HPE has launched HPE Threat Labs and published its first cyberthreat research report, based on analysis of 1,186 active threat campaigns observed worldwide through 2025.
The findings suggest threat actors are organising their operations like large businesses, using structured teams, automation and repeatable processes to scale attacks across sectors.
Government was the most targeted sector, with 274 campaigns recorded over the year. Finance followed with 211 campaigns and technology with 179, while defence, manufacturing, telecommunications, healthcare and education also faced sustained activity.
The report also outlines the scale of the infrastructure behind these campaigns. Over the year, threat actors deployed more than 147,000 malicious domains, nearly 58,000 malware files and exploited 549 vulnerabilities.

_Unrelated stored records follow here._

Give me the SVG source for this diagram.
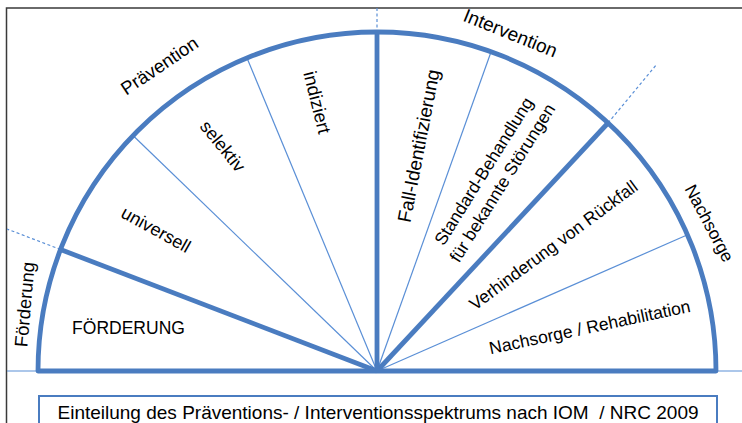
<svg xmlns="http://www.w3.org/2000/svg" width="742" height="423" viewBox="0 0 742 423">
<style>
.thick{fill:none;stroke:#4a7cc0;stroke-width:4.8;stroke-linejoin:round}
.thin{fill:none;stroke:#5a8fd6;stroke-width:1.2}
.dash{fill:none;stroke:#5a8fd6;stroke-width:1.2;stroke-dasharray:3 2.5}
.frame{fill:none;stroke:#3a3a3a;stroke-width:1.5}
text{font-family:"Liberation Sans",Arial,sans-serif;font-size:17.5px;fill:#000;text-anchor:middle}
.big{font-size:19px;white-space:pre}
</style>
<rect width="742" height="423" fill="#fff"/>
<path class="frame" d="M6.5 423 V8 H742"/>
<g id="connectors">
<line class="thin" x1="7" y1="371" x2="742" y2="371"/>
<line class="dash" x1="377" y1="8" x2="377" y2="32"/>
<line class="dash" x1="60.5" y1="249.5" x2="7" y2="229"/>
<line class="dash" x1="608" y1="123" x2="657" y2="64"/>
<line class="thin" x1="377" y1="371" x2="133" y2="135.5"/>
<line class="thin" x1="377" y1="371" x2="247" y2="58"/>
<line class="thin" x1="377" y1="371" x2="491" y2="52"/>
<line class="thin" x1="377" y1="371" x2="687" y2="235"/>
<line class="thick" x1="377" y1="371" x2="60.5" y2="249.5"/>
<line class="thick" x1="377" y1="371" x2="608" y2="123"/>
<line class="thick" x1="377" y1="371" x2="377" y2="32"/>
<path class="thick" d="M38 371 A339 339 0 0 1 716 371 Z"/>
</g>
<g id="foerderung-label"><text transform="translate(31 305) rotate(-85)" style="font-size:18.5px">Förderung</text></g>
<g id="praevention-label"><text transform="translate(163 71) rotate(-34)" style="font-size:18.5px">Prävention</text></g>
<g id="intervention-label"><text transform="translate(508 39) rotate(22)" style="font-size:19px">Intervention</text></g>
<g id="nachsorge-label"><text transform="translate(704 226) rotate(62)">Nachsorge</text></g>
<g id="foerderung"><text x="128.5" y="334">FÖRDERUNG</text></g>
<g id="universell"><text transform="translate(153 235) rotate(29)" style="font-size:18px">universell</text></g>
<g id="selektiv"><text transform="translate(218 150) rotate(51)" style="font-size:18px">selektiv</text></g>
<g id="indiziert"><text transform="translate(311 104) rotate(76)" style="font-size:18.5px">indiziert</text></g>
<g id="fall"><text transform="translate(425 147) rotate(-79)" style="font-size:19px">Fall-Identifizierung</text></g>
<g id="standard"><text transform="translate(493 177) rotate(-58)"><tspan x="0" y="-5">Standard-Behandlung</tspan><tspan x="0" y="17">für bekannte Störungen</tspan></text></g>
<g id="rueckfall"><text transform="translate(557 250) rotate(-36.6)">Verhinderung von Rückfall</text></g>
<g id="rehab"><text transform="translate(591 333) rotate(-12)">Nachsorge / Rehabilitation</text></g>
<g id="caption">
<rect x="39" y="396" width="678" height="40" fill="none" stroke="#4a7cc0" stroke-width="2"/>
<text class="big" x="378" y="419">Einteilung des Präventions- / Interventionsspektrums nach IOM  / NRC 2009</text>
</g>
</svg>
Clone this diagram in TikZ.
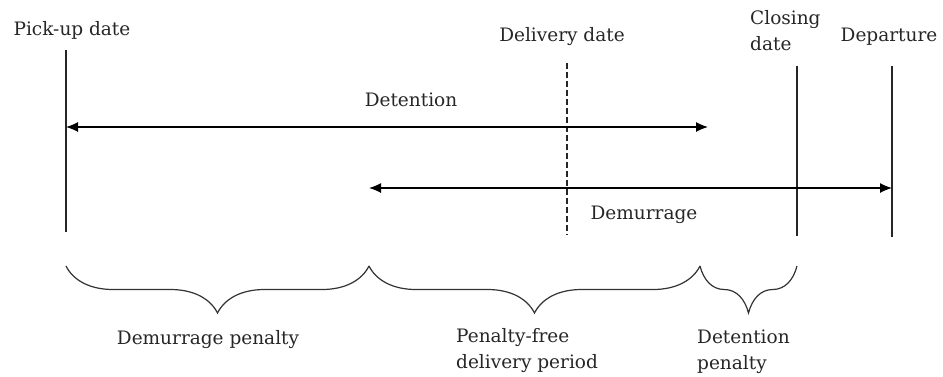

That volume reflects a shift towards more standardised and resilient criminal operations. Rather than relying on isolated attacks, groups are using broader systems that can continue operating even when parts of their infrastructure are taken down.
AI And Automation
One of the report’s more notable trends is the use of generative AI in fraud and social engineering. Attackers are using synthetic voices and deepfake video to imitate executives in targeted scams, including video phishing and impersonation fraud.
Some groups also used automated Telegram workflows to move stolen data in real time. In another example, an extortion gang carried out market research on virtual private network vulnerabilities to refine its intrusion methods.
These methods suggest attackers are not only increasing volume but also improving the speed and coordination of campaigns. The report describes an adversary landscape marked by organisation, specialisation and a focus on targets tied to public infrastructure, sensitive information and financial returns.
Mounir Hahad, head of HPE Threat Labs, said the research was based on observed attacks rather than simulations. “In the Wild reflects the reality organizations face every day,” Hahad said. “Our research is grounded in real-world threat activity, not theoretical tests in controlled lab scenarios. It captures how attackers behave in active campaigns, how they adapt, and where they are finding success. These first-hand observations and insights help sharpen detection, strengthen defenses, and give customers a clearer view of the threats most likely to impact their data, infrastructure, and operations. That means stronger security, faster response, and greater resilience in the face of increasingly organized and persistent attacks.”
Research Unit
HPE Threat Labs combines security research teams and intelligence from HPE and Juniper Networks. The unit is designed to track threats in live environments and feed that intelligence into HPE’s security products.
The methodology described in the report relies mainly on telemetry from Juniper Advanced Threat Prevention Cloud customers and a private network of honeypots distributed globally. Those systems include TCP, SSH and SMB variants designed to capture a range of threat activity, with additional context from open-source repositories and selected industry associations.
The launch comes as cybersecurity vendors seek to show closer links between threat intelligence and product development. For HPE, the creation of a unified threat research unit also reflects the broader integration of Juniper assets and expertise into its networking and security business.
David Hughes, SVP and GM of SASE and Security for Networking at HPE, linked that move to the changing shape of cybercrime. “HPE Threat Labs was created to bridge the gap between cutting-edge research and real-world security outcomes,” Hughes said. “The In the Wild report shows that today’s attackers operate with the discipline, scale, and efficiency of global enterprises, and defending against them requires the same level of strategy, integration, and operational rigor. By translating threat intelligence into our products, HPE Threat Labs is helping organizations reduce risk, limit disruption, and protect the systems their businesses depend on.”
Defensive Steps
The report says companies should focus less on adding tools and more on coordination, visibility and response. It highlights intelligence sharing across teams and industries, patching common entry points such as VPNs, SharePoint and edge devices, and using zero-trust approaches to limit lateral movement inside networks.
It also recommends broader coverage beyond the traditional corporate perimeter, including home networks, third-party software and supply chain environments. The report argues that attacks now move across a wider set of connected systems, making gaps in oversight more consequential.
The findings portray cybercrime as increasingly methodical. Government, finance and technology may be the most frequent targets in HPE’s data, but the spread across other sectors suggests the industrialisation of attack methods is no longer confined to a narrow group of high-profile victims.